I never did get to meet Ringo, or any Beatle for that matter.
Meanwhile, full-tilt life went on at Tower. For sanity's sake, I'd have to detach myself from the swirling, intoxicating chaos every once in a while, just to observe rather than being caught up in the movement of the herds of people from everywhere passing through the Tower doors with dizzying relentlessness. They'd line up outside for our opening early in the morning, and we'd be throwing them out of the doors after midnight. Stars mingled with street people, Broadway lovers lined up with punks. To see it through the eyes of a cashier, Tower and the music business brought everyone together, and was an unstoppable money machine. There was no end in sight, or so it seemed at the time.
Then trouble started in 1983. Business suits from the outside somehow came into control of Tower and started making jarring changes. The first thing they did was to freeze our salaries. More changes loomed, and none for the better. It was a clampdown. What were they thinking? These guys were proudly out of touch with what made Tower great. Knowing how quickly things can fall apart, I immediately started searching for a new job, as others did at the same time. I soon found one at an import LP distributor in Santa Monica. That business got red hot when we started selling imported compact discs. The hype for CDs was devastating in early 1983. None were being made in the U.S., but compact disc players were arriving with much fanfare at U.S. hi-fi dealers. Those dealers were starving for compact discs of any type. Having shelves of CDs to sell and a major untapped market at the waiting, I bought stacks of metro yellow pages, made cold calls and got orders for thousands of compact discs within days. Of course, that boomtime had a built-in poison pill as labels soon cracked down on such imports. I was safely in The Long Ryders by the time that business died, and you may well know the rest of my story with The Long Ryders.
Why is Tower no more? I've heard the long debate. The emergence of the compact disc and forced demise of the LP from music retail was the most obvious "beginning of the end" marker. Strange coincidence that the suits at Tower had come into the picture just months before. Compact discs were expensive from the start, and promises of cheaper CDs in the future were never fulfilled. The labels kept quietly increasing the wholesale price of a compact disc to stores, forcing retail to take the bullet. Also, a CD will never have the soul of a record album. Relative to an LP, everything on CD is miniaturized and squeaky-sounding. Forcing customers to re-buy their music in an inferior package for twice the price resulted in old-time customers not going along for the ride. Many loyal customers never returned to their former buying habits, including me.

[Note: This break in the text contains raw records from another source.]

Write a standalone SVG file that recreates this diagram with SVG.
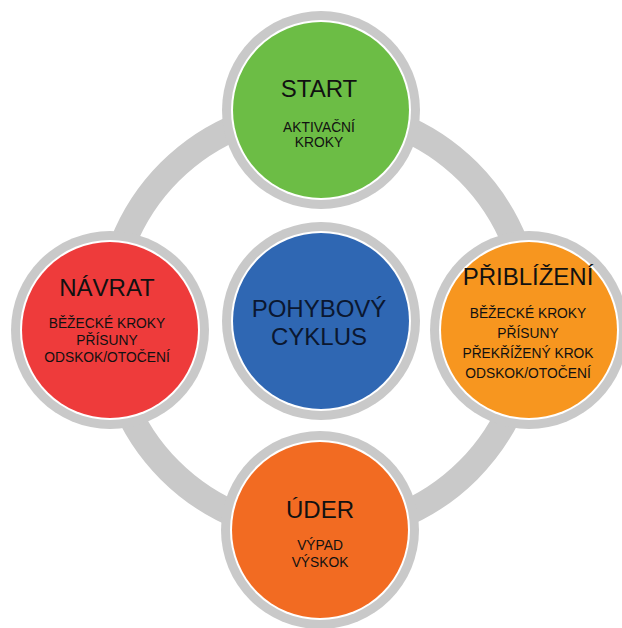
<svg xmlns="http://www.w3.org/2000/svg" width="622" height="628" viewBox="0 0 622 628">
<style>
.g{fill:#c9c9c9}
.w{fill:#ffffff}
.t{font-family:"Liberation Sans",Arial,sans-serif;text-anchor:middle;fill:#111111}
.h{font-size:24px}
.s{font-size:13.8px}
</style>
<rect width="622" height="628" fill="#ffffff"/>
<g id="connectors">
<circle cx="319" cy="321" r="211" fill="none" stroke="#c9c9c9" stroke-width="26"/>
</g>
<g id="start">
<circle class="g" cx="321" cy="110" r="99"/>
<circle class="w" cx="321" cy="110" r="90"/>
<circle cx="321" cy="110" r="88" fill="#6cbd45"/>
<text class="t h" x="319" y="97">START</text>
<text class="t s" x="319" y="132">AKTIVAČNÍ</text>
<text class="t s" x="319" y="147">KROKY</text>
</g>
<g id="priblizeni">
<circle class="g" cx="529" cy="330" r="99"/>
<circle class="w" cx="529" cy="330" r="90"/>
<circle cx="529" cy="330" r="88" fill="#f7961f"/>
<text class="t h" x="528" y="285">PŘIBLÍŽENÍ</text>
<text class="t s" x="528" y="318">BĚŽECKÉ KROKY</text>
<text class="t s" x="528" y="338">PŘÍSUNY</text>
<text class="t s" x="528" y="358">PŘEKŘÍŽENÝ KROK</text>
<text class="t s" x="528" y="378">ODSKOK/OTOČENÍ</text>
</g>
<g id="uder">
<circle class="g" cx="320" cy="530" r="99"/>
<circle class="w" cx="320" cy="530" r="90"/>
<circle cx="320" cy="530" r="88" fill="#f26b22"/>
<text class="t h" x="320" y="518">ÚDER</text>
<text class="t s" x="320" y="550">VÝPAD</text>
<text class="t s" x="320" y="567">VÝSKOK</text>
</g>
<g id="navrat">
<circle class="g" cx="110" cy="330" r="99"/>
<circle class="w" cx="110" cy="330" r="90"/>
<circle cx="110" cy="330" r="88" fill="#ee3b3b"/>
<text class="t h" x="107" y="296">NÁVRAT</text>
<text class="t s" x="107" y="328">BĚŽECKÉ KROKY</text>
<text class="t s" x="107" y="345">PŘÍSUNY</text>
<text class="t s" x="107" y="362">ODSKOK/OTOČENÍ</text>
</g>
<g id="pohybovy-cyklus">
<circle class="g" cx="321" cy="321" r="99"/>
<circle class="w" cx="321" cy="321" r="90"/>
<circle cx="321" cy="321" r="88" fill="#2f67b3"/>
<text class="t h" x="319" y="317" style="fill:#0b1730">POHYBOVÝ</text>
<text class="t h" x="319" y="345" style="fill:#0b1730">CYKLUS</text>
</g>
</svg>
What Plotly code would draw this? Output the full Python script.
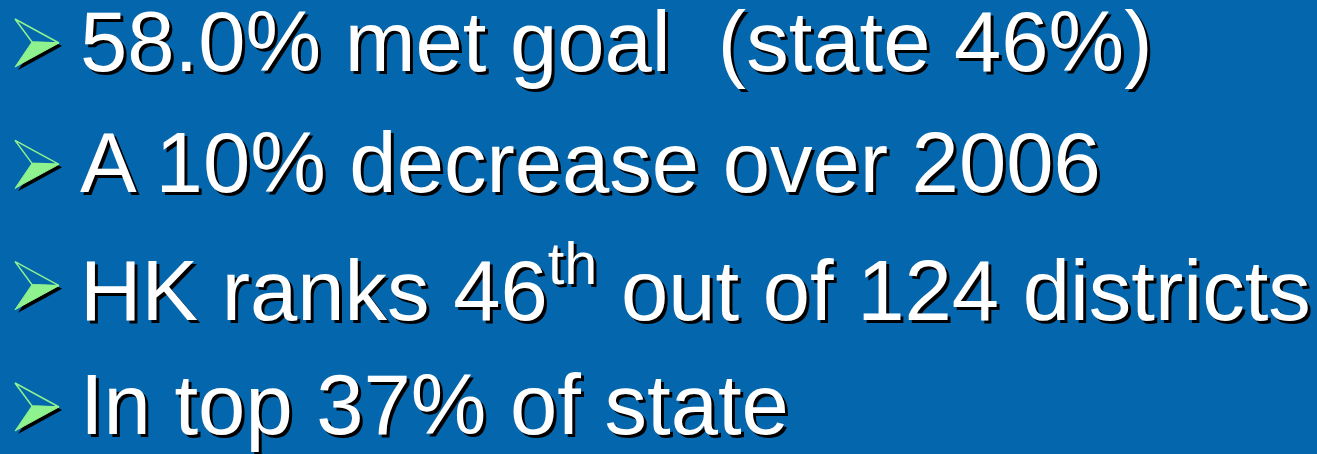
import plotly.graph_objects as go

# slide text, one bullet per row
lines = [
    "58.0% met goal  (state 46%)",
    "A 10% decrease over 2006",
    "HK ranks 46<sup>th</sup> out of 124 districts",
    "In top 37% of state",
]
rows = list(range(len(lines)))

bg = "#0466AC"
green = "#8EF28E"
font = "Liberation Sans, Arial, sans-serif"

W, H = 1317, 454
y_top, y_bot = -0.338, 3.404
px_per_row = H / (y_bot - y_top)

fig = go.Figure()


def arrow_path(r, dx=0, dy=0, part="all"):
    # arrowhead bullet, offsets in pixels around the row centre
    def pt(px, py):
        return f"{px + dx},{r + (py + dy) / px_per_row}"
    top, tip, notch, bot = pt(15, -22), pt(59, 2), pt(32, 1), pt(15, 26)
    if part == "upper":
        return f"M{top} L{tip} L{notch} Z"
    if part == "lower":
        return f"M{notch} L{tip} L{bot} Z"
    return f"M{top} L{tip} L{bot} L{notch} Z"


for r in rows:
    fig.add_shape(type="path", path=arrow_path(r, 3, 3), fillcolor="black",
                  line=dict(width=0), layer="above")
    fig.add_shape(type="path", path=arrow_path(r, part="upper"), fillcolor=bg,
                  line=dict(color=green, width=1.5), layer="above")
    fig.add_shape(type="path", path=arrow_path(r, part="lower"), fillcolor=green,
                  line=dict(color=green, width=1), layer="above")

for r, txt in zip(rows, lines):
    # drop shadow first, then white text on top
    fig.add_annotation(x=78, y=r, text=txt, xanchor="left", yanchor="middle",
                       showarrow=False, xshift=3, yshift=-3,
                       font=dict(family=font, size=85, color="black"))
    fig.add_annotation(x=78, y=r, text=txt, xanchor="left", yanchor="middle",
                       showarrow=False,
                       font=dict(family=font, size=85, color="white"))

fig.update_layout(
    width=W, height=H,
    margin=dict(l=0, r=0, t=0, b=0),
    paper_bgcolor=bg, plot_bgcolor=bg,
    xaxis=dict(range=[0, W], visible=False, fixedrange=True),
    yaxis=dict(range=[y_bot, y_top], visible=False, fixedrange=True),
)

fig.write_html("out.html", config={"displayModeBar": False},
               post_script="document.body.style.margin='0';"
                           "document.body.style.background='" + bg + "';")
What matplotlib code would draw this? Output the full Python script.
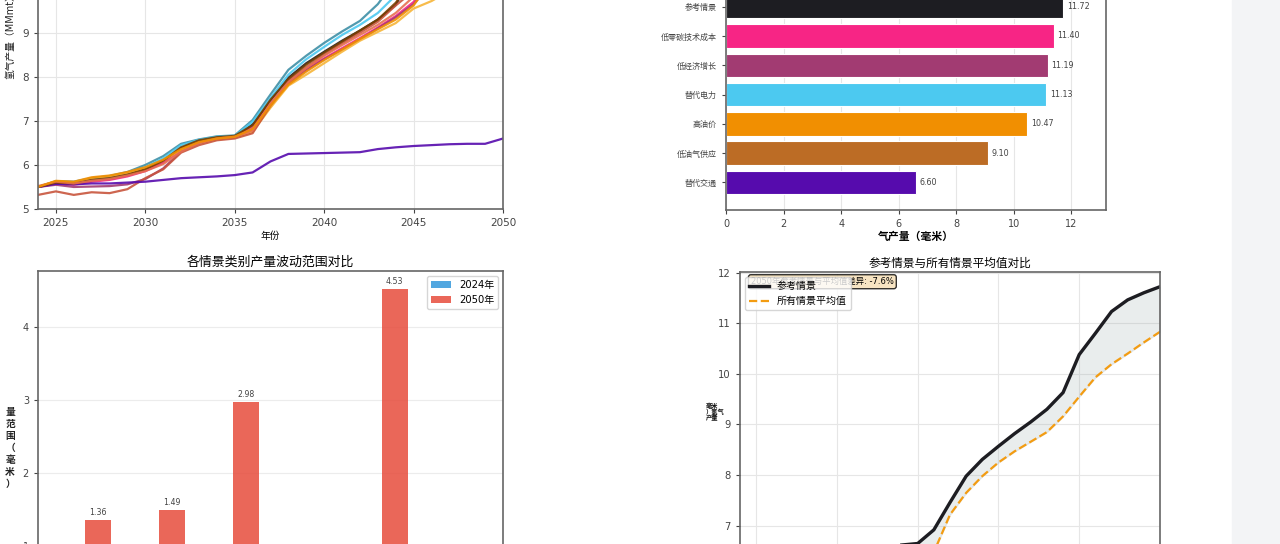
import numpy as np
import matplotlib
matplotlib.use("Agg")
import matplotlib.pyplot as plt

plt.rcParams['font.family'] = ['DejaVu Sans', 'Noto Sans CJK SC']
plt.rcParams['axes.unicode_minus'] = False

# ------------------------------------------------------------
# Data
# ------------------------------------------------------------
years = list(range(2024, 2051))

ref_case = [5.50, 5.60, 5.58, 5.65, 5.68, 5.76, 5.88, 6.08, 6.38, 6.55, 6.62, 6.65, 6.92, 7.46,
            7.98, 8.31, 8.57, 8.82, 9.05, 9.30, 9.63, 10.38, 10.80, 11.23, 11.46, 11.60, 11.72]
high_growth = [5.50, 5.63, 5.62, 5.70, 5.75, 5.84, 6.00, 6.20, 6.48, 6.58, 6.65, 6.67, 7.02, 7.60,
               8.16, 8.48, 8.77, 9.03, 9.27, 9.65, 10.20, 10.80, 11.20, 11.55, 11.75, 11.90, 12.00]
low_zc_cost = [5.50, 5.58, 5.55, 5.62, 5.66, 5.74, 5.86, 6.05, 6.34, 6.52, 6.60, 6.63, 6.85, 7.38,
               7.88, 8.18, 8.42, 8.65, 8.88, 9.12, 9.38, 9.70, 10.25, 10.70, 11.00, 11.25, 11.40]
low_growth = [5.50, 5.55, 5.50, 5.51, 5.52, 5.56, 5.68, 5.92, 6.30, 6.50, 6.60, 6.63, 6.80, 7.32,
              7.85, 8.15, 8.40, 8.62, 8.85, 9.10, 9.35, 9.65, 10.10, 10.50, 10.85, 11.05, 11.19]
alt_power = [5.50, 5.62, 5.60, 5.68, 5.72, 5.80, 5.95, 6.15, 6.45, 6.57, 6.64, 6.66, 6.98, 7.52,
             8.05, 8.40, 8.68, 8.95, 9.18, 9.45, 9.85, 10.30, 10.60, 10.85, 11.00, 11.08, 11.13]
high_oil = [5.50, 5.63, 5.60, 5.70, 5.74, 5.82, 5.92, 6.10, 6.35, 6.50, 6.58, 6.62, 6.75, 7.30,
            7.80, 8.05, 8.31, 8.57, 8.82, 9.02, 9.22, 9.55, 9.72, 9.95, 10.20, 10.35, 10.47]
low_og_supply = [5.32, 5.40, 5.32, 5.38, 5.36, 5.45, 5.70, 5.90, 6.28, 6.45, 6.56, 6.60, 6.72, 7.35,
                 7.90, 8.22, 8.50, 8.76, 9.00, 9.25, 9.62, 9.95, 10.30, 10.60, 10.90, 11.10, 11.25]
alt_transport = [5.50, 5.57, 5.56, 5.58, 5.58, 5.60, 5.62, 5.66, 5.70, 5.72, 5.74, 5.77, 5.83, 6.08,
                 6.25, 6.26, 6.27, 6.28, 6.29, 6.36, 6.40, 6.43, 6.45, 6.47, 6.48, 6.48, 6.60]
high_zc_cost = [5.50, 5.60, 5.58, 5.66, 5.70, 5.78, 5.90, 6.10, 6.40, 6.56, 6.63, 6.66, 6.90, 7.48,
                7.95, 8.28, 8.55, 8.80, 9.05, 9.30, 9.68, 10.20, 10.70, 11.10, 11.50, 11.75, 11.90]
low_oil = [5.52, 5.62, 5.58, 5.64, 5.68, 5.76, 5.86, 6.02, 6.30, 6.50, 6.60, 6.64, 6.78, 7.40,
           7.88, 8.20, 8.48, 8.72, 8.95, 9.18, 9.45, 9.82, 10.40, 10.90, 11.30, 11.60, 11.85]
high_og_supply = [5.50, 5.64, 5.62, 5.72, 5.76, 5.84, 5.95, 6.12, 6.36, 6.52, 6.60, 6.64, 6.82, 7.35,
                  7.82, 8.12, 8.38, 8.62, 8.86, 9.08, 9.30, 9.62, 10.20, 10.80, 11.30, 11.60, 11.78]

avg_all = [5.48, 5.56, 5.52, 5.58, 5.60, 5.66, 5.78, 5.95, 6.22, 6.36, 6.42, 6.45, 6.48, 7.22,
           7.65, 7.98, 8.25, 8.47, 8.66, 8.85, 9.16, 9.55, 9.93, 10.19, 10.40, 10.62, 10.83]

line_names = ['高经济增长', '参考情景', '低零碳技术成本', '低经济增长', '替代电力', '高油价',
              '低油气供应', '替代交通', '高零碳技术成本', '低油价', '高油气供应']
line_values = [high_growth, ref_case, low_zc_cost, low_growth, alt_power, high_oil,
               low_og_supply, alt_transport, high_zc_cost, low_oil, high_og_supply]
line_colors = ['#3E8FA6', '#1D1D22', '#F72585', '#A23B72', '#4CC9F0', '#F7B538',
               '#C8553D', '#560BAD', '#7B3F00', '#E76F51', '#F18F01']

# 2050 production, sorted ascending (top 4 bars are outside the crop)
bar_names = ['替代交通', '低油气供应', '高油价', '替代电力', '低经济增长', '低零碳技术成本',
             '参考情景', '高油气供应', '低油价', '高零碳技术成本', '高经济增长']
bar_values = [6.60, 9.10, 10.47, 11.13, 11.19, 11.40, 11.72, 11.78, 11.85, 11.90, 12.00]
bar_colors = ['#560BAD', '#BC6C25', '#F18F01', '#4CC9F0', '#A23B72', '#F72585',
              '#1D1D22', '#E76F51', '#7B3F00', '#3A0CA3', '#2E86AB']

# range by scenario group
groups = ['经济增长', '油价', '油气供应', '零碳技术成本', '替代方案', '参考']
range_2024 = [0.00, 0.02, 0.18, 0.00, 0.02, 0.00]
range_2050 = [1.36, 1.49, 2.98, 0.50, 4.53, 0.00]

diff_pct = -7.6

# ------------------------------------------------------------
# Figure
# ------------------------------------------------------------
W, H = 1280, 544
fig = plt.figure(figsize=(12.8, 5.44), dpi=100)
fig.patches.append(plt.Rectangle((1232 / W, 0), 1 - 1232 / W, 1, transform=fig.transFigure,
                                 color='#f3f4f6', zorder=0))


def px_axes(left, top, right, bottom):
    return fig.add_axes([left / W, 1 - bottom / H, (right - left) / W, (bottom - top) / H])


def style(ax, fs):
    for s in ax.spines.values():
        s.set_color('#666666')
        s.set_linewidth(1.2)
    ax.tick_params(labelsize=fs, colors='#444444', length=3, width=0.8)
    ax.grid(True, color='#e6e6e6', linewidth=0.8)
    ax.set_axisbelow(True)


# ------------------------------------------------------------
# Top left: lines
# ------------------------------------------------------------
ax1 = px_axes(38, -139, 503, 209)
style(ax1, 7.5)
for name, vals, c in zip(line_names, line_values, line_colors):
    ax1.plot(years, vals, color=c, lw=1.6, alpha=0.9, label=name)
ax1.set_xlim(2024, 2050)
ax1.set_ylim(5, 12.9)
ax1.set_xticks([2025, 2030, 2035, 2040, 2045, 2050])
ax1.set_xlabel('年份', fontsize=7, labelpad=2)
fig.text(10 / W, 1 - 35 / H, '氢气产量（MMmt）', rotation=90, fontsize=7,
         ha='center', va='center', color='#222222')

# ------------------------------------------------------------
# Top right: horizontal bars
# ------------------------------------------------------------
ax2 = px_axes(726, -138, 1106, 210)
style(ax2, 7)
ax2.grid(True, axis='x', color='#e6e6e6')
ax2.grid(False, axis='y')
ypos = np.arange(len(bar_names))
ax2.barh(ypos, bar_values, height=0.8, color=bar_colors, edgecolor='white', linewidth=0.8)
for y, v in zip(ypos, bar_values):
    ax2.text(v + 0.12, y, f'{v:.2f}', va='center', fontsize=5.8, color='#444444')
ax2.set_yticks(ypos)
ax2.set_yticklabels(bar_names, fontsize=5.8)
ax2.set_xlim(0, 13.2)
ax2.set_xlabel('气产量（毫米）', fontsize=7.8, fontweight='bold', labelpad=2)

# ------------------------------------------------------------
# Bottom left: range bars
# ------------------------------------------------------------
ax3 = px_axes(38, 271, 503, 619)
style(ax3, 7)
ax3.grid(True, axis='y', color='#ececec')
ax3.grid(False, axis='x')
x = np.arange(len(groups))
w = 0.35
ax3.bar(x - w / 2, range_2024, w, color='#3498DB', alpha=0.85, label='2024年')
ax3.bar(x + w / 2, range_2050, w, color='#E74C3C', alpha=0.85, label='2050年')
for xi, v in zip(x, range_2050):
    if v > 0:
        ax3.text(xi + w / 2, v + 0.04, f'{v:.2f}', ha='center', va='bottom', fontsize=5.7,
                 color='#444444')
ax3.set_ylim(0, max(range_2050) * 1.053)
ax3.set_xticks(x)
ax3.set_xticklabels(groups, fontsize=7)
ax3.set_title('各情景类别产量波动范围对比', fontsize=9.3, pad=4)
ax3.legend(loc='upper right', fontsize=7.2)
fig.text(10 / W, 1 - 448 / H, '量\n范\n围\n（\n毫\n米\n）', fontsize=7, fontweight='bold',
         ha='center', va='center', linespacing=1.25, color='#222222')

# ------------------------------------------------------------
# Bottom right: reference vs mean
# ------------------------------------------------------------
ax4 = px_axes(740, 272, 1160, 620)
style(ax4, 7.2)
ax4.plot(years, ref_case, color='#1D1D22', lw=2.4, label='参考情景')
ax4.plot(years, avg_all, color='#F39C12', lw=1.6, ls='--', label='所有情景平均值')
ax4.fill_between(years, ref_case, avg_all, color='#95a5a6', alpha=0.2)
ax4.set_xlim(2024, 2050)
ax4.set_ylim(5.14, 12.01)
ax4.set_xticks([2025, 2030, 2035, 2040, 2045, 2050])
ax4.set_title('参考情景与所有情景平均值对比', fontsize=8.4, pad=4)
ax4.text(0.026, 0.985, f'2050年参考情景与平均值差异: {diff_pct:.1f}%', transform=ax4.transAxes,
         fontsize=6.0, va='top', ha='left',
         bbox=dict(boxstyle='round,pad=0.3', facecolor='wheat', alpha=0.8))
leg = ax4.legend(loc='upper left', fontsize=7.2)
leg.set_zorder(10)
fig.text(706 / W, 1 - 412 / H, '毫米\n）氢气\n产量', fontsize=4.5, fontweight='bold',
         ha='left', va='center', linespacing=1.0, color='#111111')

fig.savefig('out.png', dpi=100)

Slowly but inevitably, karma happened. The next generation of music lovers emerged. Those music lovers never knew the joys of buying cheap LPs by the dozen. As prices went up on music CDs, prices went down on CD burners and blanks. This little thing called high-speed Internet allowed music downloads to flourish. Internet music downloading was going to happen with or without the record labels, and the labels showed no leadership in propelling this emerging music delivery system. As a result of that lack of leadership, it was left to the public to perfect the system, and perfect it they did, throwing music downloads into a weird de facto public domain state. Instead of embracing music downloads, the industry response was raising compact disc prices yet again, whining to legislators, signing even fewer new artists and offering us even less in terms of excitement, innovation or diversity in new music. Artists found it harder to survive on their label deals and were often forced into bankruptcy. Then the record industry started suing their own customers via their pitbull, the RIAA. Nice PR move. The implosion of the music business has been the saddest, slowest suicide that I have ever witnessed in my years on the planet. And the downward spiral is still in full horrifying slo-mo descent.
There are glimmers of hope today for music fans. MySpace is one, despite of all its flaws. You can hear new music from brilliant artists like The Last, who have not yet been able to secure a traditional record deal, but three of their new tracks are here. Steve Wynn has released three killer albums in a row, and you can hear songs from them here. How else would I hear Jenny & The Belmont Boys? The list goes on...
As for the future of music and music distribution, I truly believe that there are huge things on the horizon that haven't emerged yet. iTunes is a start, but that's not it, mainly because DRM is yet another way to make war on paying customers and restrct the free use of paid-for music. Despite the hostile tactics from the old guard, there will always be ways to get our favorite tunes and support artists. All ways are welcome, but any music distribution system that expects to survive must exist to the benefit of artists, industry and customers alike. When all three aren't synchronized, we lose wonderful institutions like Tower Records as a result.
There are so many lessons to be learned with Tower's demise, but I'm done philosophizing. Mostly, I'm more than a bit sad right now, and the full impact hasn't hit me yet. I do know that my world without Tower, particularly Tower Sunset, will be a lesser one.